[Stored items from a collection]
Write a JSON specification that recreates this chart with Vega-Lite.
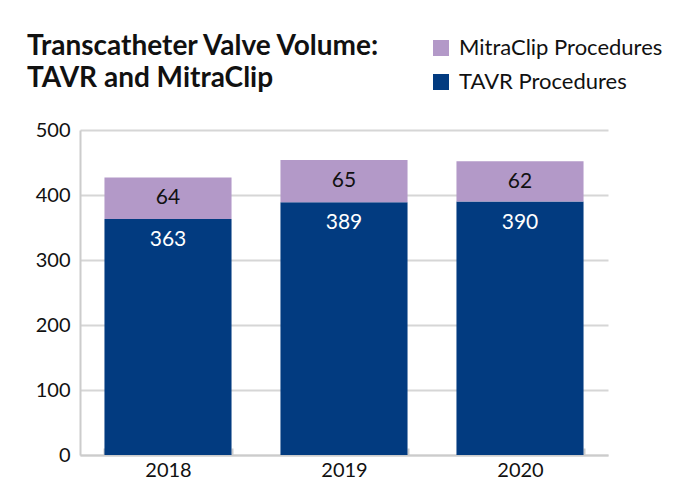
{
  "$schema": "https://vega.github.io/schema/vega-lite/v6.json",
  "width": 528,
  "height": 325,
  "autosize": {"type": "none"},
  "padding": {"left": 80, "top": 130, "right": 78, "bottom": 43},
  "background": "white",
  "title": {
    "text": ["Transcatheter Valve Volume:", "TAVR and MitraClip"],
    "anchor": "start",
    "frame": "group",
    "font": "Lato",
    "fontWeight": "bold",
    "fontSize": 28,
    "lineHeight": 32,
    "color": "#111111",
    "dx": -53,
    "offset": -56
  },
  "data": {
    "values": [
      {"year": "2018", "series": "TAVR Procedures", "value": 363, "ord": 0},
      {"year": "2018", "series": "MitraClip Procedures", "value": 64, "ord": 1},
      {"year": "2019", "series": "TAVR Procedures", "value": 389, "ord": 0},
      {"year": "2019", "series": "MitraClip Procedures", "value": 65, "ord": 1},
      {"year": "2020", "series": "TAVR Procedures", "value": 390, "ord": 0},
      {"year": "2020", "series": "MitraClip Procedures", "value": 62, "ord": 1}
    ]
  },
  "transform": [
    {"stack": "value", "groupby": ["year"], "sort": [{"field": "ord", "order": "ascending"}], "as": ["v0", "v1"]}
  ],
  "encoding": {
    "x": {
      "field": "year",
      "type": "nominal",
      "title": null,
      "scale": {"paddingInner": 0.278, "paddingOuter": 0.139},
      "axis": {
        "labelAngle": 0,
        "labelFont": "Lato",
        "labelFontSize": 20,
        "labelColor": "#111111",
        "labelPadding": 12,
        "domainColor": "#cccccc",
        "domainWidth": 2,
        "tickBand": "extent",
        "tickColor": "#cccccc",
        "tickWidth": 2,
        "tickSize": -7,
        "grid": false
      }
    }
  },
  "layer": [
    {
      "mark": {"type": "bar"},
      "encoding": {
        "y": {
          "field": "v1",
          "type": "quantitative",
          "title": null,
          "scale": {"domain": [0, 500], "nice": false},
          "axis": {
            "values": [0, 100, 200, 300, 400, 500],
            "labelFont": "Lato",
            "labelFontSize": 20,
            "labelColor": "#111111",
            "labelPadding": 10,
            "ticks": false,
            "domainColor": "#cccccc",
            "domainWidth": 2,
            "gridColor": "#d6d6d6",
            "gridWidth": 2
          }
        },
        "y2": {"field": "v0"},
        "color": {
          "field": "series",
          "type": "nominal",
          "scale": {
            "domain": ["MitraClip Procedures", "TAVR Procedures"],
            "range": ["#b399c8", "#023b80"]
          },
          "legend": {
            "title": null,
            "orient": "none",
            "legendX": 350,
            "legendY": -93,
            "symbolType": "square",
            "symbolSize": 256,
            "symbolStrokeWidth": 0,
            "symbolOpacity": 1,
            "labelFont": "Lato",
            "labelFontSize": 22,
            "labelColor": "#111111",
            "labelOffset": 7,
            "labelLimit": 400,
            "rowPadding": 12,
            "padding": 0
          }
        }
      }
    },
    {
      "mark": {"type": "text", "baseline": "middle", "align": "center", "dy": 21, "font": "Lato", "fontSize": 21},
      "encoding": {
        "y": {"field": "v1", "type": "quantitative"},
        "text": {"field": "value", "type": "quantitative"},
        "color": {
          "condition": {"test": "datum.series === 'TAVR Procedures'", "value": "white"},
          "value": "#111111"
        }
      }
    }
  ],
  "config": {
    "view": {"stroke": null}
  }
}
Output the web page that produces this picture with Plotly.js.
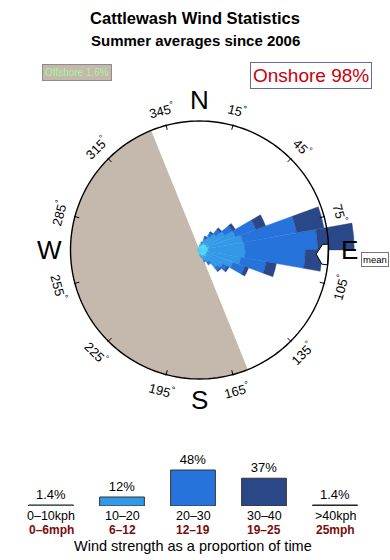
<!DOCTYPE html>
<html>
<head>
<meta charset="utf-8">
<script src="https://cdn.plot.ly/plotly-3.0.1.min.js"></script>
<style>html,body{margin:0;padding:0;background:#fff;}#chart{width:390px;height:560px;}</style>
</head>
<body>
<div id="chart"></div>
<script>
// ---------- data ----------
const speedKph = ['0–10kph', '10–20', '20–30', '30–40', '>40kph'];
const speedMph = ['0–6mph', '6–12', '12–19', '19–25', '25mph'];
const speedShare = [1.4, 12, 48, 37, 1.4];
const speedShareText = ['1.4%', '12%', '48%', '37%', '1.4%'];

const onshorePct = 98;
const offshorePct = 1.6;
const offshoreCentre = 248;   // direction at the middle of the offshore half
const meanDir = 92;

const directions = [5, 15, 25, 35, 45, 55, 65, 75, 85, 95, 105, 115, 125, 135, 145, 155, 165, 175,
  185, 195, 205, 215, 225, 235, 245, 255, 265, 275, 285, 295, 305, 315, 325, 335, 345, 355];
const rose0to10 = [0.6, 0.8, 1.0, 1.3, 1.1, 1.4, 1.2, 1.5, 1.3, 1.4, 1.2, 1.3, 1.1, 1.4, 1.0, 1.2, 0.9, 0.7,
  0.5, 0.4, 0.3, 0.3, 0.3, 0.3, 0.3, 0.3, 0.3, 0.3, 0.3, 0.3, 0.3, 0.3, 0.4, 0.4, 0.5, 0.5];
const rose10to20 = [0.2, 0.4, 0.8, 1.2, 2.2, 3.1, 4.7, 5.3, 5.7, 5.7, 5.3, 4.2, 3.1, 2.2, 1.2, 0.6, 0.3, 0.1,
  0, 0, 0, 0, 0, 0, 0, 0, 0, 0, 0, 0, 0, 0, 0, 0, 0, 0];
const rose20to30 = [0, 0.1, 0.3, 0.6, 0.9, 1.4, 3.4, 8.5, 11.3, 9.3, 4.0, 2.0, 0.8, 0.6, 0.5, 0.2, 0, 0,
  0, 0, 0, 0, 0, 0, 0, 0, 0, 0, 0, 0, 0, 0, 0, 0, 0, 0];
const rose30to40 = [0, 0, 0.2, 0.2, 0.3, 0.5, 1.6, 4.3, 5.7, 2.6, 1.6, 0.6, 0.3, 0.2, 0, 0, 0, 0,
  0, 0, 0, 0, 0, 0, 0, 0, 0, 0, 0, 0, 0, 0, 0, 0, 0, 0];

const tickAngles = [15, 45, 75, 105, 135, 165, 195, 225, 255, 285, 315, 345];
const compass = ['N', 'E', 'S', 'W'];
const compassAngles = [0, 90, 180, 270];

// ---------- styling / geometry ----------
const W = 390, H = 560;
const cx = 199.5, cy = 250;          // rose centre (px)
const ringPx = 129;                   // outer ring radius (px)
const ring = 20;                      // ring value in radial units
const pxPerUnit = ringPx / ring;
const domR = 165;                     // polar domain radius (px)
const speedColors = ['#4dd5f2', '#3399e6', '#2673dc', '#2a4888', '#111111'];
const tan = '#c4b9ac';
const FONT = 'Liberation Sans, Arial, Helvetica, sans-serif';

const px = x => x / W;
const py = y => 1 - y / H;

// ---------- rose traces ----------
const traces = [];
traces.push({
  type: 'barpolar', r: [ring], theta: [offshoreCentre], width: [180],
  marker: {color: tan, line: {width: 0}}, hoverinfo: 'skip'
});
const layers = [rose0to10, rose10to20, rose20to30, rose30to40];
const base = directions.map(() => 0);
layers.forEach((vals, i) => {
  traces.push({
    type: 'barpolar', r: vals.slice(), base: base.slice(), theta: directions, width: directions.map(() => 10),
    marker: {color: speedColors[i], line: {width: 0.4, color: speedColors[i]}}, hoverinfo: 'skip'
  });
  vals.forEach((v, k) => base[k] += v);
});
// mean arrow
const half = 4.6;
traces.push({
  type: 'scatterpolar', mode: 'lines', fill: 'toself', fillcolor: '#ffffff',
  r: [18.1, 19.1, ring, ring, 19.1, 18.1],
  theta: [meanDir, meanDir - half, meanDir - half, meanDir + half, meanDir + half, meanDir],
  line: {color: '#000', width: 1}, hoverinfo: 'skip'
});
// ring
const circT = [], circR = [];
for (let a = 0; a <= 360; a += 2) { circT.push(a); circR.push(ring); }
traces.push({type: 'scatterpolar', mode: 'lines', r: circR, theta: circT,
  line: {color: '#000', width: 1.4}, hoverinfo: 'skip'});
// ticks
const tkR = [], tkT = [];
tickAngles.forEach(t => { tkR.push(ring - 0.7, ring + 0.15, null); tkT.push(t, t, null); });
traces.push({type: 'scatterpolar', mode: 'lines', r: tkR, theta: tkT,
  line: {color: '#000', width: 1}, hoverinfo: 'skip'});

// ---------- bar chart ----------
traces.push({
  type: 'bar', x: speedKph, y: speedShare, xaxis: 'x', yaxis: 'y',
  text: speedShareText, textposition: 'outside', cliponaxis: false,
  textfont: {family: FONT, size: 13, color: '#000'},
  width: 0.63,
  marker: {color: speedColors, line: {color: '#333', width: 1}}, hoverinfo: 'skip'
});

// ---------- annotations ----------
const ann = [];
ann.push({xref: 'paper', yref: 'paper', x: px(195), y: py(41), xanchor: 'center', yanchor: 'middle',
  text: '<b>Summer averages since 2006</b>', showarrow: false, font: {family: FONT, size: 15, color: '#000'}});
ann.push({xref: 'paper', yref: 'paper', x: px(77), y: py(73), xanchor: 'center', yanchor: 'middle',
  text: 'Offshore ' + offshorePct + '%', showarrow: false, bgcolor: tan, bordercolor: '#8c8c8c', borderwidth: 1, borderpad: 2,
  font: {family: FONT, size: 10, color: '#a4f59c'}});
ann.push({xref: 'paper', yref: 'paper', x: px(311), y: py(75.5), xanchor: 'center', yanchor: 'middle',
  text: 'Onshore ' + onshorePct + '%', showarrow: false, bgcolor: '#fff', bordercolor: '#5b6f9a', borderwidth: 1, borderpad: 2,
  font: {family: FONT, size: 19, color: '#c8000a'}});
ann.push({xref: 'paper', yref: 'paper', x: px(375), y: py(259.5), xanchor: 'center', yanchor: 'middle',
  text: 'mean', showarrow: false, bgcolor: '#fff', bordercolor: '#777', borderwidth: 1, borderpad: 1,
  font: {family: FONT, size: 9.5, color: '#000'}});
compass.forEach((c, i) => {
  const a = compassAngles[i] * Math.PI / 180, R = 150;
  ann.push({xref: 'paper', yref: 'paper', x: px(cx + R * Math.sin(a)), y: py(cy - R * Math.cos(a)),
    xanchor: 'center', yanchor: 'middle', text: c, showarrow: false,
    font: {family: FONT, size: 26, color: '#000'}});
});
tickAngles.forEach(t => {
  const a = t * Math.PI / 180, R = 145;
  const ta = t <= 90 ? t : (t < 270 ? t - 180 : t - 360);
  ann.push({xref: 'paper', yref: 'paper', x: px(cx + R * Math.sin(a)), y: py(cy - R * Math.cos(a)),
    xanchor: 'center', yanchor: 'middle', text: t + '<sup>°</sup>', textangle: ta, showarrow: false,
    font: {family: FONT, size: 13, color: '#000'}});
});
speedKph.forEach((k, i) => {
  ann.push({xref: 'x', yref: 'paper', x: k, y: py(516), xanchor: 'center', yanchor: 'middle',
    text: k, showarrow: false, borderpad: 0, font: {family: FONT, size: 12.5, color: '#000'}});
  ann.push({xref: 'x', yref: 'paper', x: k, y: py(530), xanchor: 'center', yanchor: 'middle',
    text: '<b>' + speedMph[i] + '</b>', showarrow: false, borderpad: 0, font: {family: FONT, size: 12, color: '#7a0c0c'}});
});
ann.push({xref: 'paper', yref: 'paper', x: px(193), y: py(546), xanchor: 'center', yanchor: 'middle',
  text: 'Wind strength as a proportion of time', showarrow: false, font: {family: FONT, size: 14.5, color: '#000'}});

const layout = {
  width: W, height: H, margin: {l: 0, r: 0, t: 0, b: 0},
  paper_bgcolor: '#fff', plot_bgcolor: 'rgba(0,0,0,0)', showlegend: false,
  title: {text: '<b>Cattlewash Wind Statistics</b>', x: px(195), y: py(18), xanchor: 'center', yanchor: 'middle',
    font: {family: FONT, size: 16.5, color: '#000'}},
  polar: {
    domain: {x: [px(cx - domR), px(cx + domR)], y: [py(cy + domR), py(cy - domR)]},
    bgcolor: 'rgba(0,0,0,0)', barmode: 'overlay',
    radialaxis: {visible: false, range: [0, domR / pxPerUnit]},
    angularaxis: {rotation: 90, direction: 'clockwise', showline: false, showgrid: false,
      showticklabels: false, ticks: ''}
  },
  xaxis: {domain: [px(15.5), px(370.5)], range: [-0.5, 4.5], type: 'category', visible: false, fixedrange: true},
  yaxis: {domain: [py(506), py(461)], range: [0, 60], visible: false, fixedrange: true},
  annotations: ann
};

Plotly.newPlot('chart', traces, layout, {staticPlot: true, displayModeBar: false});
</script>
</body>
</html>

» **Work to be completed**
Every line holding "that" should be copied out.

» **Final result**
Write a JSON specification that recreates this chart with Vega-Lite.
Output the web page that produces this picture with Plotly.js.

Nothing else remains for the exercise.